Digital Natives and Immigrants Visit NYC
I spent the past three days in NYC with my two children and 17-yr-old niece. We couldn't have survived it without the Samsung Instinct and its lifesaving internet capability.
What time is the last ferry? Check the web on the corner of 45th.
What is the wait time for the Empire State Observatory before we walk the ten blocks to get there? Touch screen, web icon, Google.
Best pizza in Times Square? NYC mobile app. (It's John's Pizzeria on 44th, btw.)
We texted our way across the city. When we couldn't find the Build-a-Bear workshop, the 5 yr-old aptly reminded me I could use the navigation app for a walking route.
When we got separated 57,000 times in Chinatown's shady fake purse back rooms and alleys, we used the mobile devices to meet up again.
And then, on the subway back to the hotel, we actually had a conversation about what we'd been doing with these phones. When I came to NYC when I was 17, I didn't have a cell phone. Cell phones were not pocket sized back then, and I certainly wasn't wealthy enough to afford one, giant size or not.

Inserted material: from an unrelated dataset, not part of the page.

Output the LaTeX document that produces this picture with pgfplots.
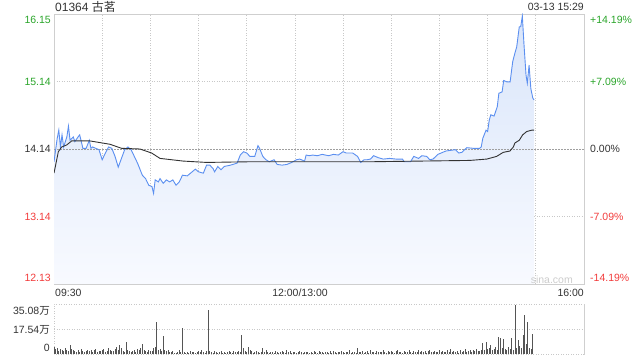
\documentclass[border=0pt]{standalone}
\usepackage{pgfplots}
\pgfplotsset{compat=1.18}
\usepackage{pgfplotstable}
\usepackage{fontspec}
\setmainfont{Liberation Sans}
\newfontfamily\cjk{Noto Sans CJK SC}
\definecolor{pgreen}{HTML}{2AA52A}
\definecolor{pred}{HTML}{F23C3C}
\definecolor{pblue}{HTML}{5B8FF0}
\definecolor{gridc}{HTML}{C8C8C8}
\definecolor{framec}{HTML}{CFCFCF}
\definecolor{fillt}{HTML}{D9E5FA}
\definecolor{fillb}{HTML}{F8FAFF}
\definecolor{barc}{HTML}{555555}
\definecolor{txt}{HTML}{333333}

\pgfplotstableread{
m p
0 13.95
2 14.30
3 14.42
4 14.17
5 14.35
6 14.17
8 14.32
9 14.48
10 14.27
12 14.32
13 14.25
15 14.32
16 14.35
17 14.25
18 14.15
20 14.15
22 14.27
23 14.15
24 14.17
28 14.13
30 13.98
32 14.08
34 14.17
36 14.15
38 14.03
40 13.87
42 14.00
44 14.13
46 14.17
48 14.13
50 14.03
52 13.93
55 13.75
57 13.70
59 13.60
61 13.58
62 13.48
63 13.68
65 13.65
66 13.70
68 13.63
70 13.68
72 13.65
74 13.68
76 13.60
78 13.65
80 13.75
83 13.74
86 13.80
88 13.84
90 13.80
93 13.78
95 13.90
97 13.90
99 13.85
100 13.80
102 13.88
104 13.83
106 13.88
110 13.90
114 13.93
116 14.05
118 14.10
120 14.08
122 14.03
125 14.03
127 14.19
128 14.15
130 14.03
132 13.98
134 13.95
137 13.98
139 13.91
142 13.90
145 13.91
148 13.94
151 13.98
153 13.99
156 13.96
157 14.05
159 14.04
161 14.05
164 14.04
167 14.06
169 14.05
171 14.04
174 14.06
177 14.05
180 14.10
182 14.08
186 14.08
189 14.03
191 13.94
193 13.98
195 13.98
197 13.99
199 14.04
202 14.01
205 13.99
209 14.00
213 13.99
217 13.99
218 13.95
222 13.95
224 14.03
227 14.00
229 14.04
232 14.03
234 13.98
236 13.99
239 14.06
241 14.08
244 14.11
250 14.13
252 14.08
254 14.09
257 14.16
261 14.15
265 14.15
266 14.17
267 14.30
269 14.42
270 14.40
271 14.57
272 14.65
274 14.63
276 14.77
277 14.97
279 14.99
280 15.16
282 15.14
284 15.14
285.6 15.44
287 15.57
288.1 15.66
289.7 15.96
290.6 15.96
291.6 16.12
292.6 15.71
293.9 15.24
294.7 15.12
295.8 15.39
296.9 15.04
298.1 14.90
298.9 14.87
}\price

\pgfplotstableread{
m a
0 13.78
2.7 14.10
4.8 14.17
7.9 14.20
11 14.26
22.4 14.26
34.9 14.21
42.1 14.15
53.5 14.14
60.8 14.08
66 14.00
80.5 13.96
95.1 13.94
122 13.95
197 13.95
259 13.97
269.5 13.99
275.6 14.03
279.7 14.09
283.9 14.11
286 14.17
287 14.23
289.7 14.27
291.8 14.35
294.3 14.40
297.4 14.42
298.9 14.42
}\avg

\begin{document}
\begin{tikzpicture}[font=\fontsize{10.5bp}{12bp}\selectfont]
\path[use as bounding box] (0,0) rectangle (640bp,360bp);

% ---------- price panel ----------
\begin{axis}[at={(54bp,76bp)}, anchor=south west, scale only axis,
  width=530bp, height=270bp,
  xmin=0, xmax=330, ymin=12.13, ymax=16.15,
  axis line style={draw=framec, line width=0.8bp},
  xtick={30,60,...,300}, ytick={13.14,15.14},
  xticklabels={}, yticklabels={},
  major tick length=0pt,
  grid=major,
  grid style={draw=gridc, line width=0.7bp, dash pattern=on 1bp off 1.5bp},
  clip=true]
\addplot[draw=none, top color=fillt, bottom color=fillb] table[x=m,y=p] {\price} |- (axis cs:0,12.13) -- cycle;
\draw[draw=gray!75, line width=0.7bp, dash pattern=on 1.5bp off 1.5bp] (axis cs:0,14.14) -- (axis cs:330,14.14);
\addplot[pblue, line width=0.9bp, mark=none] table[x=m,y=p] {\price};
\addplot[txt, line width=0.9bp, mark=none] table[x=m,y=a] {\avg};
\end{axis}

% ---------- volume panel ----------
\begin{axis}[at={(54bp,6bp)}, anchor=south west, scale only axis,
  width=530bp, height=50bp,
  xmin=0, xmax=330, ymin=0, ymax=35.08,
  axis line style={draw=gridc, line width=0.7bp, dash pattern=on 1bp off 1.5bp},
  xtick=\empty, ytick={17.54},
  yticklabels={}, major tick length=0pt,
  ymajorgrids,
  grid style={draw=gridc, line width=0.7bp, dash pattern=on 1bp off 1.5bp},
  clip=true]
\addplot[ycomb, draw=barc, line width=0.85bp, mark=none] coordinates {
(0,5.0)(1,3.2)(2,4.1)(3,2.0)(4,3.5)(5,2.8)(6,1.9)(7,4.2)(8,3.0)(9,2.2)
(10,6.3)(11,3.8)(12,2.5)(13,1.8)(14,1.2)(15,2.9)(16,1.5)(17,3.6)(18,2.1)(19,1.4)
(20,2.4)(21,3.1)(22,1.8)(23,2.6)(24,1.3)(25,2.7)(26,3.2)(27,1.6)(28,2.2)(29,1.9)
(30,2.9)(31,3.5)(32,1.7)(33,2.3)(34,4.0)(35,2.6)(36,1.8)(37,2.1)(38,3.4)(39,5.2)
(40,2.7)(41,6.3)(42,4.1)(43,2.2)(44,1.6)(45,8.6)(46,3.0)(47,2.4)(48,1.5)(49,2.0)
(50,2.8)(51,1.7)(52,3.3)(53,2.5)(54,4.4)(55,7.0)(56,3.1)(57,2.0)(58,1.4)(59,2.6)
(60,1.8)(61,2.3)(62,3.9)(63,5.1)(64,22.7)(65,2.9)(66,3.6)(67,1.9)(68,12.8)(69,2.5)
(70,2.2)(71,3.0)(72,1.3)(73,1.1)(74,2.4)(75,1.0)(76,0.8)(77,1.5)(78,2.8)(79,1.2)
(80,18.5)(81,1.6)(82,0.9)(83,1.4)(84,0.7)(85,1.8)(86,1.1)(87,1.3)(88,0.9)(89,1.5)
(90,2.0)(91,1.2)(92,3.1)(93,1.4)(94,1.0)(95,2.3)(96,30.9)(97,1.8)(98,1.1)(99,0.9)
(100,2.4)(101,1.3)(102,0.8)(103,1.6)(104,2.1)(105,1.0)(106,1.4)(107,0.7)(108,1.2)(109,1.9)
(110,1.1)(111,0.9)(112,2.2)(113,1.5)(114,1.3)(115,2.0)(116,1.7)(117,13.3)(118,4.5)(119,2.1)
(120,1.4)(121,5.2)(122,2.6)(123,1.8)(124,1.0)(125,1.5)(126,2.3)(127,1.2)(128,0.9)(129,1.6)
(130,4.0)(131,1.3)(132,2.5)(133,1.1)(134,0.8)(135,1.7)(136,1.4)(137,1.0)(138,2.2)(139,1.2)
(140,0.9)(141,1.5)(142,1.8)(143,1.1)(144,0.7)(145,2.6)(146,1.3)(147,1.9)(148,1.0)(149,1.4)
(150,1.2)(151,0.8)(152,1.6)(153,2.0)(154,1.1)(155,0.9)(156,1.4)(157,1.7)(158,1.2)(159,0.8)
(160,1.5)(161,1.0)(162,2.3)(163,1.3)(164,0.9)(165,1.8)(166,1.1)(167,1.4)(168,0.7)(169,1.6)
(170,1.2)(171,0.9)(172,1.9)(173,1.0)(174,2.2)(175,1.3)(176,0.8)(177,1.5)(178,1.1)(179,2.0)
(180,1.4)(181,0.9)(182,1.7)(183,1.2)(184,2.5)(185,1.0)(186,1.6)(187,1.3)(188,0.8)(189,4.4)
(190,1.5)(191,1.1)(192,2.1)(193,0.9)(194,1.4)(195,1.8)(196,1.0)(197,2.6)(198,1.2)(199,1.5)
(200,0.9)(201,2.0)(202,1.3)(203,1.7)(204,1.1)(205,2.8)(206,1.4)(207,1.0)(208,1.9)(209,1.2)
(210,2.3)(211,1.5)(212,1.0)(213,1.8)(214,2.7)(215,1.1)(216,1.4)(217,0.9)(218,2.0)(219,1.6)
(220,1.2)(221,2.9)(222,1.5)(223,1.0)(224,2.2)(225,1.7)(226,1.3)(227,3.1)(228,1.1)(229,1.8)
(230,1.4)(231,2.4)(232,1.0)(233,1.9)(234,2.8)(235,1.2)(236,1.6)(237,2.1)(238,1.3)(239,1.5)
(240,3.0)(241,1.1)(242,2.0)(243,1.4)(244,1.7)(245,2.5)(246,1.2)(247,3.3)(248,1.6)(249,1.9)
(250,1.3)(251,2.2)(252,1.0)(253,2.7)(254,1.5)(255,1.8)(256,3.2)(257,1.4)(258,2.1)(259,2.6)
(260,1.7)(261,2.9)(262,2.0)(263,3.5)(264,2.4)(265,1.8)(266,3.1)(267,8.0)(268,2.6)(269,8.2)
(270,3.3)(271,4.5)(272,6.3)(273,3.0)(274,3.8)(275,4.6)(276,2.9)(277,12.2)(278,11.5)(279,4.0)
(280,10.5)(281,3.5)(282,2.7)(283,5.0)(284,3.2)(285,11.0)(286,2.9)(287,34.4)(288,4.2)(289,9.8)
(290,5.6)(291,4.1)(292,13.3)(293,27.4)(294,7.0)(295,22.7)(296,4.5)(297,3.8)(298,13.8)
};
\end{axis}
\draw[framec, line width=0.8bp] (584bp,6bp) -- (584bp,56bp);

% ---------- text ----------
\node[anchor=west, text=txt, inner sep=0pt, font=\fontsize{12bp}{14bp}\selectfont] at (55bp,353bp) {01364 {\cjk 古茗}};
\node[anchor=east, text=txt, inner sep=0pt] at (584bp,353bp) {03-13 15:29};

\node[anchor=east, text=pgreen, inner sep=0pt] at (51bp,340bp) {16.15};
\node[anchor=east, text=pgreen, inner sep=0pt] at (51bp,278bp) {15.14};
\node[anchor=east, text=txt, inner sep=0pt] at (51bp,211bp) {14.14};
\node[anchor=east, text=pred, inner sep=0pt] at (51bp,143bp) {13.14};
\node[anchor=east, text=pred, inner sep=0pt] at (51bp,82bp) {12.13};

\node[anchor=west, text=pgreen, inner sep=0pt] at (590bp,340bp) {+14.19\%};
\node[anchor=west, text=pgreen, inner sep=0pt] at (590bp,278bp) {+7.09\%};
\node[anchor=west, text=txt, inner sep=0pt] at (590bp,211bp) {0.00\%};
\node[anchor=west, text=pred, inner sep=0pt] at (590bp,143bp) {-7.09\%};
\node[anchor=west, text=pred, inner sep=0pt] at (590bp,82bp) {-14.19\%};

\node[anchor=east, text=black!20, inner sep=0pt] at (573bp,80bp) {sina.com};

\node[anchor=west, text=txt, inner sep=0pt] at (55bp,67bp) {09:30};
\node[anchor=center, text=txt, inner sep=0pt] at (300bp,67bp) {12:00/13:00};
\node[anchor=east, text=txt, inner sep=0pt] at (584bp,67bp) {16:00};

\node[anchor=east, text=txt, inner sep=0pt] at (50bp,49bp) {35.08{\cjk 万}};
\node[anchor=east, text=txt, inner sep=0pt] at (50bp,30bp) {17.54{\cjk 万}};
\node[anchor=east, text=txt, inner sep=0pt] at (50bp,12bp) {0};
\end{tikzpicture}
\end{document}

The niece, however, has had a cell phone since she was 13. She has always had a computer. And she cannot fathom the Commodore 64 I got for Christmas when I was a teenager.
She relies on her phone for celebrity updates and feels naked without it. She has never had a walkman. She has never had to call the movie theater to hear the movie listings by recording (and then listen all over again when she missed what the voice said.) For her, navigating NYC by phone was second nature, whereas I had to be reminded at every turn: look it up on your phone. And she is very, very impatient with slow loading and poorly designed sites.
She is, to a great extent, the audience for the mobile app I want to create. One academic year behind the students who will be using the activity reminder service I'm envisioning, she has the same digital profile. Ultra-comfortable with texting, and with texting services that send updates, she expects her phone to be a portal to knowing what's going on in the world. (Periodically, she would update me on Robert Pattinson's personal live as her text updates flooded in.)
So, all in all, I'm pretty confident that I've chosen the right subject for my app. I think they'll use it and appreciate it. It's almost as if actually going onto the internet is too old school. If you can't get it from your phone, it's too much work.